И все же не одна печаль владела Армстронгом. Эмоциональная подвижность артиста выявилась на одном из сеансов грамзаписи: перед исполнением нежной и изящной пьесы «Savoy Blues» он воспламенил весь оркестр, записывая пьесу, которая, несомненно, остается самой взрывной и зажигательной из всех джазовых пьес и называется соответственно «Hotter Than That». Джаз — это настроение. Бывает, что музыканты приходят в студию расслабленными или изнуренными — они не чувствуют необходимого накала. Либо, не видевшись день-два, им хочется поболтать. Случается, артисты просто взвинчены или раздосадованы личными неурядицами. Иногда, выражаясь их языком, они просто «не могут настроиться». Но случаются дни, конечно же, гораздо более редкие, когда все получается само собой.
Именно таким стал этот день для Армстронга. И хотя здесь солируют и другие исполнители, «Hotter Than That» — в первую очередь шоу самого Армстронга. Он лидирует в ансамблевом вступлении, переходит в соло из тридцати двух тактов, поет следующие тридцать два такта, обменивается брейками с гитаристом и наконец приводит ансамбль к финалу. Остальные соло кажутся минутными передышками среди урагана.
Эта мелодия — всего лишь сжатый вариант последней темы «Tiger Rag», незамысловатой вещицы, от которой Армстронг любил отталкиваться. И если даже признать в ней наличие мелодии, то выявить ее очень трудно. Луи начинает короткое восьмитактовое вступление, паря над ансамблем, а затем погружается в соло, несомненно лучшее из трех-четырех наиболее известных. Во втором такте он выстраивает фразу, которую другой музыкант закончил бы в третьем такте каким-либо выдержанным звуком — возможно, эффектным си-бемолем (он как раз появляется в четвертом такте). Армстронг не останавливается на этом. Он разворачивает следующую, аналогичную, но несколько измененную версию первой фразы и преподносит один из тех маленьких сюрпризов, которыми одаривает нас так часто. Он делает не менее эффектное до четвертой доли второго такта конечной нотой первой фразы и одновременно начальным звуком второй.

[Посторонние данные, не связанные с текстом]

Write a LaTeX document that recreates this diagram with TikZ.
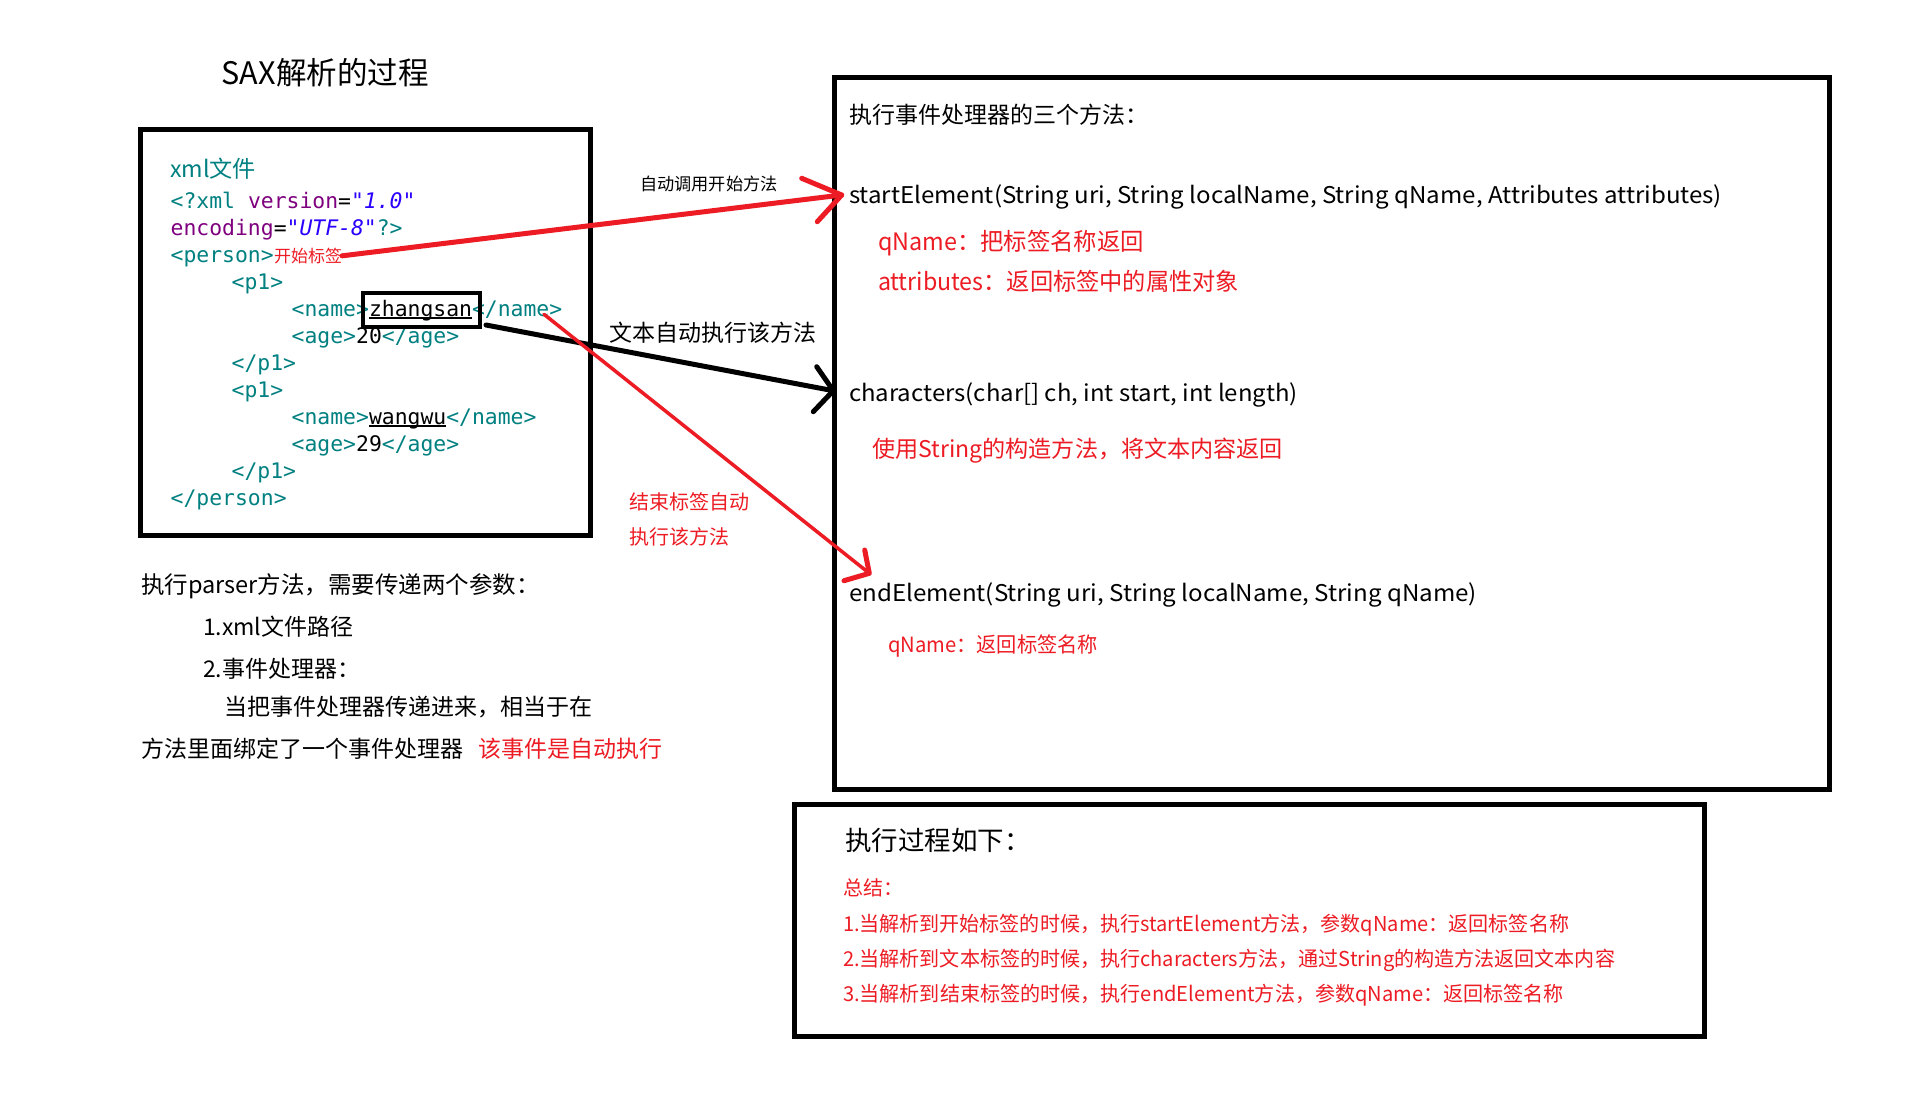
\documentclass[tikz,border=0pt]{standalone}
\usepackage{fontspec}
\setmainfont{Noto Sans CJK SC}
\newfontfamily\codefont{DejaVu Sans Mono}
\definecolor{sred}{RGB}{237,28,36}
\definecolor{xteal}{RGB}{0,128,128}
\definecolor{xpurple}{RGB}{127,0,127}
\definecolor{xblue}{RGB}{42,0,255}
\newcommand{\fs}[1]{\fontsize{#1}{#1}\selectfont}
\newcommand{\fw}[2]{\resizebox{#1pt}{\height}{#2}}
\newcommand{\ulx}[1]{\setbox0=\hbox{#1}\rlap{\rule[-2.2pt]{\wd0}{1.6pt}}\box0}
\tikzset{
  txt/.style={inner sep=0pt, outer sep=0pt, anchor=west},
  code/.style={inner sep=0pt, outer sep=0pt, anchor=base west, font=\codefont\fs{21.4}, text=xteal},
  framebox/.style={draw=black, line width=5pt, inner sep=0pt, outer sep=0pt, anchor=north west},
  redline/.style={draw=sred, line width=5pt, line cap=round, line join=round},
  blackline/.style={draw=black, line width=5pt, line cap=round, line join=round},
}
\begin{document}
\begin{tikzpicture}[x=1pt,y=-1pt]
\fill[white] (0,0) rectangle (1930,1104);
\useasboundingbox (0,0) rectangle (1930,1104);

% frames
\node[framebox, minimum width=449.5pt, minimum height=405.8pt] (xmlbox) at (140.8,129.2) {};
\node[framebox, minimum width=995pt, minimum height=712pt] (methbox) at (834.3,77.3) {};
\node[framebox, minimum width=909.8pt, minimum height=231.7pt] (procbox) at (794.2,804.3) {};

% title
\node[txt] (title) at (221.7,72.5) {\fw{207}{\fs{31}SAX解析的过程}};

% xml file
\node[txt, text=xteal] (xmlfile) at (170,168.3) {\fw{86}{\fs{23}xml文件}};
\node[code] (c1) at (170.7,208.3) {<?xml {\color{xpurple}version}{\color{black}=}{\color{xblue}\itshape "1.0"}};
\node[code] (c2) at (170.7,235.3) {{\color{xpurple}encoding}{\color{black}=}{\color{xblue}\itshape "UTF-8"}?>};
\node[code] (c3) at (170.7,262.3) {<person>};
\node[inner sep=0pt, outer sep=0pt, anchor=base west, text=sred, font=\fs{17}] (tagstart) at (274,262.3) {开始标签};
\node[code] (c4) at (231.7,289.3) {<p1>};
\node[code] (c5) at (291.7,316.3) {<name>{\color{black}\ulx{zhangsan}}</name>};
\node[code] (c6) at (291.7,343.3) {<age>{\color{black}20}</age>};
\node[code] (c7) at (231.7,370.3) {</p1>};
\node[code] (c8) at (231.7,397.3) {<p1>};
\node[code] (c9) at (291.7,424.3) {<name>{\color{black}\ulx{wangwu}}</name>};
\node[code] (c10) at (291.7,451.3) {<age>{\color{black}29}</age>};
\node[code] (c11) at (231.7,478.3) {</p1>};
\node[code] (c12) at (170.7,505.3) {</person>};
\node[draw=black, line width=4pt, inner sep=0pt, outer sep=0pt, anchor=north west, minimum width=117pt, minimum height=34pt] (zs) at (363,293) {};

% labels between
\node[txt] (autolabel) at (640,184) {\fs{17.2}自动调用开始方法};
\node[txt] (textlabel) at (609,333) {\fs{23}文本自动执行该方法};
\node[txt, text=sred] (endlabelA) at (629,502) {\fs{20}结束标签自动};
\node[txt, text=sred] (endlabelB) at (629,537) {\fs{20}执行该方法};

% methods box
\node[txt] (mhead) at (849,115) {\fs{23}执行事件处理器的三个方法：};
\node[txt] (se) at (849,196.7) {\fw{873}{\fs{23}startElement(String uri, String localName, String qName, Attributes attributes)}};
\node[txt, text=sred] (qn1) at (878,243) {\fw{266}{\fs{24}qName：把标签名称返回}};
\node[txt, text=sred] (at1) at (878,281.7) {\fw{361}{\fs{24}attributes：返回标签中的属性对象}};
\node[txt] (ch) at (849,395) {\fw{449}{\fs{23}characters(char[] ch, int start, int length)}};
\node[txt, text=sred] (us) at (872,450.7) {\fw{411}{\fs{23}使用String的构造方法，将文本内容返回}};
\node[txt] (ee) at (849,595) {\fw{628}{\fs{23}endElement(String uri, String localName, String qName)}};
\node[txt, text=sred] (qn2) at (888,646) {\fw{210}{\fs{21}qName：返回标签名称}};

% left explanation
\node[txt] (p1) at (141,586.7) {\fs{23.5}执行parser方法，需要传递两个参数：};
\node[txt] (p2) at (203,626.7) {\fs{23}1.xml文件路径};
\node[txt] (p3) at (203,668.3) {\fs{23}2.事件处理器：};
\node[txt] (p4) at (224,706.7) {\fs{23}当把事件处理器传递进来，相当于在};
\node[txt] (p5) at (141,748.3) {\fs{23}方法里面绑定了一个事件处理器};
\node[txt, text=sred] (p6) at (478,748.3) {\fs{23}该事件是自动执行};

% process box
\node[txt] (phead) at (845,840) {\fs{26.5}执行过程如下：};
\node[txt, text=sred] (sum) at (843,888) {\fs{20}总结：};
\node[txt, text=sred] (s1) at (843,925) {\fw{726}{\fs{20.5}1.当解析到开始标签的时候，执行startElement方法，参数qName：返回标签名称}};
\node[txt, text=sred] (s2) at (843,960) {\fw{772}{\fs{20.5}2.当解析到文本标签的时候，执行characters方法，通过String的构造方法返回文本内容}};
\node[txt, text=sred] (s3) at (843,995) {\fw{721}{\fs{20.5}3.当解析到结束标签的时候，执行endElement方法，参数qName：返回标签名称}};

% arrow coordinates
\coordinate (tip1) at (841.7,195);
\coordinate (a1u) at (801.7,178.3);
\coordinate (a1l) at (817.3,221.7);
\coordinate (b0) at (486,325);
\coordinate (tip2) at (833.3,390.7);
\coordinate (a2u) at (816.7,366.7);
\coordinate (a2l) at (813.3,411.7);
\coordinate (r0) at (544,314.3);
\coordinate (tip3) at (869.3,573.3);
\coordinate (a3u) at (864.7,550);
\coordinate (a3l) at (844,580.7);

% arrows
\draw[redline] (tagstart.east) -- (tip1);
\draw[redline] (a1u) -- (tip1) -- (a1l);
\draw[blackline] (b0) -- (tip2);
\draw[blackline] (a2u) -- (tip2) -- (a2l);
\draw[redline, line width=3.5pt] (r0) -- (tip3);
\draw[redline] (a3u) -- (tip3) -- (a3l);
\end{tikzpicture}
\end{document}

Аналогичное построение встречается и в шестнадцатом такте при переходе ко второй половине мелодии.
После соло Доддса Армстронг поет брейк и затем хорус в манере скэт, представляющий не меньший интерес, чем лучшие инструментальные соло. Он начинается простой нисходящей гаммообразной фигурой, но, вместо того чтобы продолжить или повторить ее, как сделало бы большинство исполнителей, Луи выписывает один из тех замысловатых завитков, которые он часто пускает в ход. В восьмом такте он растягивает мелодические фигуры в нечто похожее на триоли, но столь неопределимое, что не поддается записи. Кульминация вокальной линии достигается во второй части, где он поет длинную секвенцию (четверти с точками). Позже такие секвенции превратятся в клише. На них построена, например, инструментальная пьеса «String of Pearls» — очень популярная в эру биг-бэндов. Но, насколько я мог установить, подобные приемы в джазе до Армстронга никто не использовал. За счет фразировки и расстановки акцентов Армстронг группирует звуки парами, сплетая в вокальной линии двухдольные такты, которые накладываются на трехдольный граунд-бит при основном метре на /. Для своего времени это была свежая, поразительная находка, на тридцать лет предварившая ритмический поиск периода «пост-бопа».